* OBJECTIVE *
Reproduce the listing below in full and without alteration, apart from its pictures.

* GIVEN INFORMATION *
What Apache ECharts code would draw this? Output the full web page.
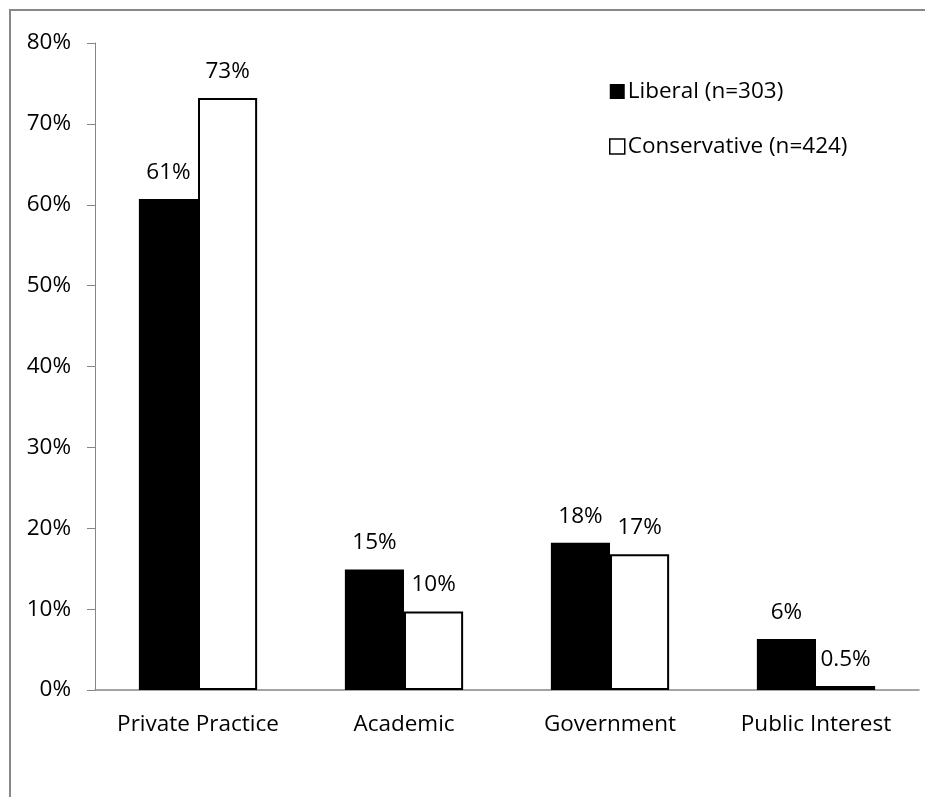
<!DOCTYPE html>
<html>
<head>
<meta charset="utf-8">
<script src="https://cdn.jsdelivr.net/npm/echarts@6/dist/echarts.min.js"></script>
<style>
html,body{margin:0;padding:0;background:#fff;}
#chart{width:925px;height:797px;}
</style>
</head>
<body>
<div id="chart"></div>
<script>
const categories = ['Private Practice', 'Academic', 'Government', 'Public Interest'];
const liberalValues = [60.7, 14.9, 18.2, 6.3];
const conservativeValues = [73.2, 9.7, 16.8, 0.5];
const liberalLabels = ['61%', '15%', '18%', '6%'];
const conservativeLabels = ['73%', '10%', '17%', '0.5%'];
const seriesNames = ['Liberal (n=303)', 'Conservative (n=424)'];
const yTicks = [0, 10, 20, 30, 40, 50, 60, 70, 80];

const FONT = 'Open Sans';
const FS = 22.5;
const chart = echarts.init(document.getElementById('chart'), null, {renderer: 'canvas'});
chart.setOption({
  animation: false,
  backgroundColor: '#fff',
  textStyle: {fontFamily: FONT},
  graphic: [{
    type: 'rect',
    shape: {x: 10, y: 10, width: 940, height: 820},
    style: {fill: 'none', stroke: '#888888', lineWidth: 2},
    silent: true,
    z: -10
  }],
  legend: {
    orient: 'vertical',
    left: 604,
    top: 75,
    itemWidth: 15,
    itemHeight: 15,
    itemGap: 32,
    icon: 'rect',
    textStyle: {fontFamily: FONT, fontSize: FS, color: '#000', padding: [0, 0, 0, -2]},
    data: [
      {name: seriesNames[0], itemStyle: {color: '#000', borderColor: '#000', borderWidth: 0}},
      {name: seriesNames[1], itemStyle: {color: '#fff', borderColor: '#000', borderWidth: 1.5}}
    ]
  },
  grid: {left: 95, right: 6, top: 43, bottom: 107, containLabel: false},
  xAxis: {
    type: 'category',
    data: categories,
    axisLine: {lineStyle: {color: '#868686', width: 1.5}},
    axisTick: {show: false},
    axisLabel: {fontFamily: FONT, fontSize: FS, color: '#000', margin: 23, interval: 0}
  },
  yAxis: {
    type: 'value',
    min: yTicks[0],
    max: yTicks[yTicks.length - 1],
    interval: 10,
    axisLine: {show: true, lineStyle: {color: '#868686', width: 1}},
    axisTick: {show: true, length: 8, lineStyle: {color: '#868686'}},
    splitLine: {show: false},
    axisLabel: {fontFamily: FONT, fontSize: FS, color: '#000', margin: 24, formatter: v => v + '%'}
  },
  series: [
    {
      name: seriesNames[0],
      type: 'bar',
      data: liberalValues,
      barGap: '0%',
      barCategoryGap: '42.6%',
      itemStyle: {color: '#000'},
      label: {
        show: true, position: 'top', distance: 15,
        fontFamily: FONT, fontSize: FS, color: '#000',
        formatter: p => liberalLabels[p.dataIndex]
      }
    },
    {
      name: seriesNames[1],
      type: 'bar',
      data: conservativeValues,
      barGap: '0%',
      barCategoryGap: '42.6%',
      itemStyle: {color: '#fff', borderColor: '#000', borderWidth: 2},
      label: {
        show: true, position: 'top', distance: 15,
        fontFamily: FONT, fontSize: FS, color: '#000',
        formatter: p => conservativeLabels[p.dataIndex]
      }
    }
  ]
});
</script>
</body>
</html>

* COMPLETED TASK *
What Apache ECharts code would draw this? Output the full web page.
<!DOCTYPE html>
<html>
<head>
<meta charset="utf-8">
<script src="https://cdn.jsdelivr.net/npm/echarts@6/dist/echarts.min.js"></script>
<style>
html,body{margin:0;padding:0;background:#fff;}
#chart{width:925px;height:797px;}
</style>
</head>
<body>
<div id="chart"></div>
<script>
const categories = ['Private Practice', 'Academic', 'Government', 'Public Interest'];
const liberalValues = [60.7, 14.9, 18.2, 6.3];
const conservativeValues = [73.2, 9.7, 16.8, 0.5];
const liberalLabels = ['61%', '15%', '18%', '6%'];
const conservativeLabels = ['73%', '10%', '17%', '0.5%'];
const seriesNames = ['Liberal (n=303)', 'Conservative (n=424)'];
const yTicks = [0, 10, 20, 30, 40, 50, 60, 70, 80];

const FONT = 'Open Sans';
const FS = 22.5;
const chart = echarts.init(document.getElementById('chart'), null, {renderer: 'canvas'});
chart.setOption({
  animation: false,
  backgroundColor: '#fff',
  textStyle: {fontFamily: FONT},
  graphic: [{
    type: 'rect',
    shape: {x: 10, y: 10, width: 940, height: 820},
    style: {fill: 'none', stroke: '#888888', lineWidth: 2},
    silent: true,
    z: -10
  }],
  legend: {
    orient: 'vertical',
    left: 604,
    top: 75,
    itemWidth: 15,
    itemHeight: 15,
    itemGap: 32,
    icon: 'rect',
    textStyle: {fontFamily: FONT, fontSize: FS, color: '#000', padding: [0, 0, 0, -2]},
    data: [
      {name: seriesNames[0], itemStyle: {color: '#000', borderColor: '#000', borderWidth: 0}},
      {name: seriesNames[1], itemStyle: {color: '#fff', borderColor: '#000', borderWidth: 1.5}}
    ]
  },
  grid: {left: 95, right: 6, top: 43, bottom: 107, containLabel: false},
  xAxis: {
    type: 'category',
    data: categories,
    axisLine: {lineStyle: {color: '#868686', width: 1.5}},
    axisTick: {show: false},
    axisLabel: {fontFamily: FONT, fontSize: FS, color: '#000', margin: 23, interval: 0}
  },
  yAxis: {
    type: 'value',
    min: yTicks[0],
    max: yTicks[yTicks.length - 1],
    interval: 10,
    axisLine: {show: true, lineStyle: {color: '#868686', width: 1}},
    axisTick: {show: true, length: 8, lineStyle: {color: '#868686'}},
    splitLine: {show: false},
    axisLabel: {fontFamily: FONT, fontSize: FS, color: '#000', margin: 24, formatter: v => v + '%'}
  },
  series: [
    {
      name: seriesNames[0],
      type: 'bar',
      data: liberalValues,
      barGap: '0%',
      barCategoryGap: '42.6%',
      itemStyle: {color: '#000'},
      label: {
        show: true, position: 'top', distance: 15,
        fontFamily: FONT, fontSize: FS, color: '#000',
        formatter: p => liberalLabels[p.dataIndex]
      }
    },
    {
      name: seriesNames[1],
      type: 'bar',
      data: conservativeValues,
      barGap: '0%',
      barCategoryGap: '42.6%',
      itemStyle: {color: '#fff', borderColor: '#000', borderWidth: 2},
      label: {
        show: true, position: 'top', distance: 15,
        fontFamily: FONT, fontSize: FS, color: '#000',
        formatter: p => conservativeLabels[p.dataIndex]
      }
    }
  ]
});
</script>
</body>
</html>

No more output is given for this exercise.